Notion AI for HR: Onboarding Plans, Policy Lookups, and Performance Cycles
The 60-second version
HR is split between policy and people. The policy half is largely automatable. The people half isn’t. Custom Agents take over the lookup, documentation, and template-generation work that consumes HR teams, freeing them for the relationship and judgment work that requires being human. The result is HR teams that feel less like document processors and more like organizational coaches.
Four HR-specific agent patterns
1. The onboarding plan agent. Triggered when a new hire is added to the people database. Pulls role-specific onboarding template, customizes for team and start date, schedules Day 1 / Week 1 / 30/60/90-day milestones, drafts welcome communications. Manager arrives on Day 1 with a customized plan, not a generic one.
2. The policy lookup agent. Anyone in the company asks: “Can I work remotely from another country?” or “What’s our PTO policy?” Agent answers in plain language, citing the specific policy page. Frees HR from being the policy answering desk.
3. The performance review prep agent. Quarterly. Pulls each manager’s direct reports, drafts review templates with prior cycle ratings, recent project work, and feedback patterns. Manager opens a populated draft, not a blank one.
4. The recruiting pipeline agent. Daily across the recruiting database. Updates candidate stage based on activity, flags candidates stalled in stages, drafts follow-up communications. Recruiting status meeting starts at “what about these flagged ones” instead of “where are we.”

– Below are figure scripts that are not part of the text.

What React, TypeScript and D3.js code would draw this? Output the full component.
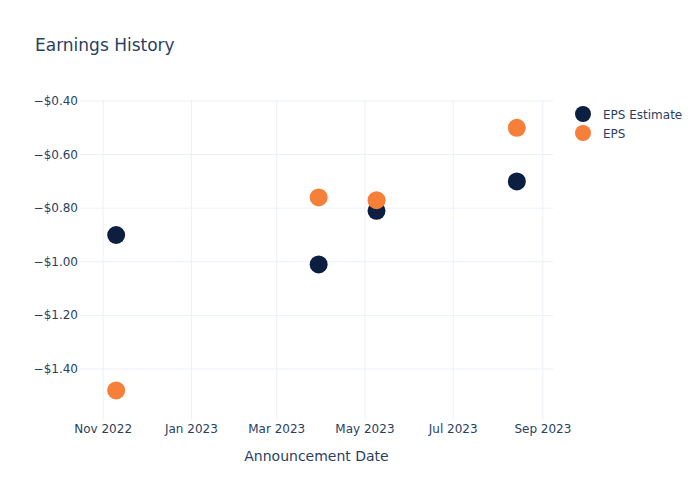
import React from "react";
import * as d3 from "d3";

const dates = ["2022-11-10", "2023-03-30", "2023-05-09", "2023-08-14"];
const epsEstimate = [-0.9, -1.01, -0.81, -0.7];
const eps = [-1.48, -0.76, -0.77, -0.5];
const xTicks = ["2022-11-01", "2023-01-01", "2023-03-01", "2023-05-01", "2023-07-01", "2023-09-01"];
const yTicks = [-0.4, -0.6, -0.8, -1.0, -1.2, -1.4];
const seriesNames = ["EPS Estimate", "EPS"];
const colors = ["#0c1f40", "#f6803a"];

const W = 700, H = 500;
const M = { left: 80, right: 147, top: 100, bottom: 80 };
const font = "'DejaVu Sans', Verdana, sans-serif";
const textColor = "#2a3f5f";
const gridColor = "#ebf0f8";

export default function App() {
  const parse = d3.utcParse("%Y-%m-%d");
  const x = d3
    .scaleUtc()
    .domain([parse("2022-10-16")!, parse("2023-09-08")!])
    .range([M.left, W - M.right]);
  const y = d3.scaleLinear().domain([-1.5903, -0.3963]).range([H - M.bottom, M.top]);
  const fmtX = d3.utcFormat("%b %Y");
  const fmtY = (v: number) => "\u2212$" + Math.abs(v).toFixed(2);
  const series = [epsEstimate, eps];

  return (
    <svg width={W} height={H} style={{ position: "absolute", left: 0, top: 0, background: "#fff" }}>
      <text x={35} y={50.5} fontFamily={font} fontSize={17} fill={textColor}>
        Earnings History
      </text>
      {xTicks.map((t) => {
        const px = x(parse(t)!);
        return (
          <g key={t}>
            <line x1={px} x2={px} y1={M.top} y2={H - M.bottom} stroke={gridColor} strokeWidth={1} />
            <text x={px} y={433} textAnchor="middle" fontFamily={font} fontSize={12} fill={textColor}>
              {fmtX(parse(t)!)}
            </text>
          </g>
        );
      })}
      {yTicks.map((t) => {
        const py = y(t);
        return (
          <g key={t}>
            <line x1={M.left} x2={W - M.right} y1={py} y2={py} stroke={gridColor} strokeWidth={1} />
            <text x={M.left - 2} y={py + 4} textAnchor="end" fontFamily={font} fontSize={12} fill={textColor}>
              {fmtY(t)}
            </text>
          </g>
        );
      })}
      <text x={(M.left + W - M.right) / 2} y={461} textAnchor="middle" fontFamily={font} fontSize={14} fill={textColor}>
        Announcement Date
      </text>
      {series.map((vals, si) => (
        <g key={si}>
          {vals.map((v, i) => (
            <circle key={i} cx={x(parse(dates[i])!)} cy={y(v)} r={9} fill={colors[si]} />
          ))}
        </g>
      ))}
      {seriesNames.map((n, i) => (
        <g key={n} transform={`translate(583, ${114 + i * 19})`}>
          <circle cx={0} cy={0} r={8} fill={colors[i]} />
          <text x={20} y={4.5} fontFamily={font} fontSize={12} fill={textColor}>
            {n}
          </text>
        </g>
      ))}
    </svg>
  );
}
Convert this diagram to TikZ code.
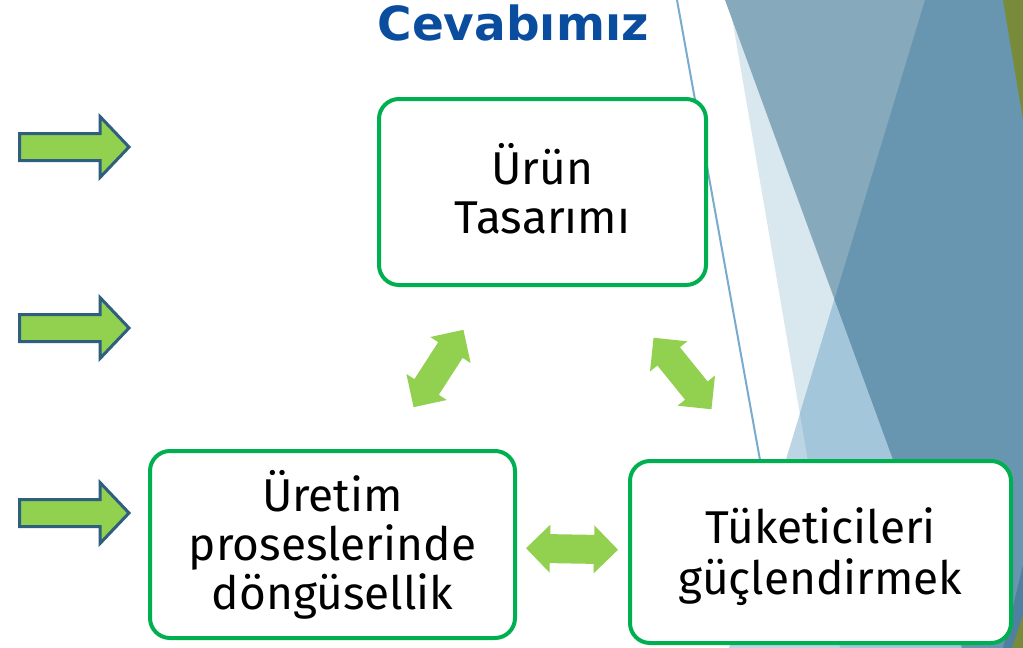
\documentclass[tikz,border=0pt]{standalone}
\usepackage{fontspec}
\setmainfont{Fira Sans}
\newfontfamily\titlefont{DejaVu Sans}
\usetikzlibrary{positioning}
\definecolor{boxgreen}{HTML}{00B050}
\definecolor{arrgreen}{HTML}{92D050}
\definecolor{arredge}{HTML}{2F5F7F}
\definecolor{titleblue}{HTML}{0A4D9F}
\definecolor{thinline}{HTML}{78ABCD}
\definecolor{conly}{HTML}{D9E7EF}
\definecolor{aonly}{HTML}{87A9BC}
\definecolor{bonly}{HTML}{BCD5E4}
\definecolor{bc}{HTML}{A4C6DA}
\definecolor{ab}{HTML}{6896B0}
\definecolor{olive}{HTML}{788B3A}
\definecolor{deepblue}{HTML}{4F80A0}
\tikzset{
  box/.style={draw=boxgreen, line width=4pt, rounded corners=20pt, fill=white,
    inner sep=0pt, align=center, font=\fontsize{46}{49}\selectfont},
  dblarrow/.style={fill=arrgreen},
  sidearrow/.style={fill=arrgreen, draw=arredge, line width=3pt, line join=miter},
}
\begin{document}
\begin{tikzpicture}[x=1pt,y=-1pt]
\useasboundingbox (0,0) rectangle (1023,648);
\fill[white] (0,0) rectangle (1023,648);
\begin{scope}
\clip (0,0) rectangle (1023,648);
% background facets
\fill[conly] (729,0) -- (1023,0) -- (1023,648) -- (840,648) -- cycle;
\fill[bonly] (925,0) -- (1023,0) -- (1023,648) -- (729,648) -- cycle;
\begin{scope}
  \clip (729,0) -- (1023,0) -- (1023,648) -- (840,648) -- cycle;
  \fill[bc] (925,0) -- (1023,0) -- (1023,648) -- (729,648) -- cycle;
\end{scope}
\fill[aonly] (725,0) -- (1023,0) -- (1023,648) -- (962,648) -- cycle;
\begin{scope}
  \clip (725,0) -- (1023,0) -- (1023,648) -- (962,648) -- cycle;
  \fill[ab] (925,0) -- (1023,0) -- (1023,648) -- (729,648) -- cycle;
\end{scope}
\fill[olive] (1003,0) -- (1023,0) -- (1023,120) -- cycle;
\fill[deepblue] (1023,565) -- (1023,648) -- (1003,648) -- cycle;
\fill[olive] (1023,615) -- (1023,648) -- (1012,648) -- cycle;
\draw[thinline, line width=2pt] (677,0) -- (760,460);
\end{scope}

% title
\node[font=\titlefont\bfseries\fontsize{47}{50}\selectfont, text=titleblue, anchor=base, inner sep=0pt] (title) at (513,40) {Cevabımız};

% side arrows
\foreach \yy/\nm in {147/a1, 328/a2, 513/a3}{
  \draw[sidearrow] (19.5,\yy-13.5) -- (100,\yy-13.5) -- (100,\yy-30.5) -- (129,\yy) -- (100,\yy+30.5) -- (100,\yy+13.5) -- (19.5,\yy+13.5) -- cycle;
}

% boxes
\node[box, minimum width=327pt, minimum height=186pt, text depth=8pt] (b1) at (542.5,192) {Ürün\\Tasarımı};
\node[box, minimum width=365pt, minimum height=187pt] (b2) at (332.5,544.5) {Üretim\\proseslerinde\\döngüsellik};
\node[box, minimum width=381pt, minimum height=182pt, text depth=2pt, font=\fontsize{46}{51}\selectfont] (b3) at (820.5,552) {Tüketicileri\\güçlendirmek};

% double arrows
\coordinate (d12) at (438.5,368.5);
\coordinate (d13) at (682.5,373.5);
\coordinate (d23) at (572,549);
\foreach \c/\ang in {d12/57.2, d13/-51, d23/-1}{
  \begin{scope}[shift={(\c)}, rotate=\ang]
    \fill[dblarrow] (-46,0) -- (-22,24) -- (-22,14.5) -- (22,14.5) -- (22,24) -- (46,0) -- (22,-24) -- (22,-14.5) -- (-22,-14.5) -- (-22,-24) -- cycle;
  \end{scope}
}
\end{tikzpicture}
\end{document}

What stays human (and should)
- Compensation decisions
- Performance ratings and the conversations behind them
- Conflict mediation
- Hiring decisions
- Layoff or termination calls
- Anything that requires reading the room
The agents make HR humans more available for the work that matters. They don’t replace them at it.
The privacy layer matters more here
HR data is sensitive. Three guardrails:
– Scope agents tightly — an HR agent should not have access to engineering project pages, finance data, or anything outside HR’s lane.
– Audit agent access logs monthly. Know what the agent has read.
– Apply the company’s data handling policy to agent inputs and outputs the same way you would to any HR system.
Where HR teams go wrong
1. Letting agents draft sensitive communications. Termination letters, performance improvement plans, complaint responses — these need human authorship. Agents can pull templates; humans write them.
2. Trusting policy answers without verification. Policy interpretation has nuance. The agent’s plain-language answer should always cite the underlying policy doc so users can verify. Sample-check 10% monthly.
3. Replacing the recruiter’s judgment with the agent’s pipeline view. Agents update status; recruiters decide who to advance. Don’t let the agent close candidate records autonomously.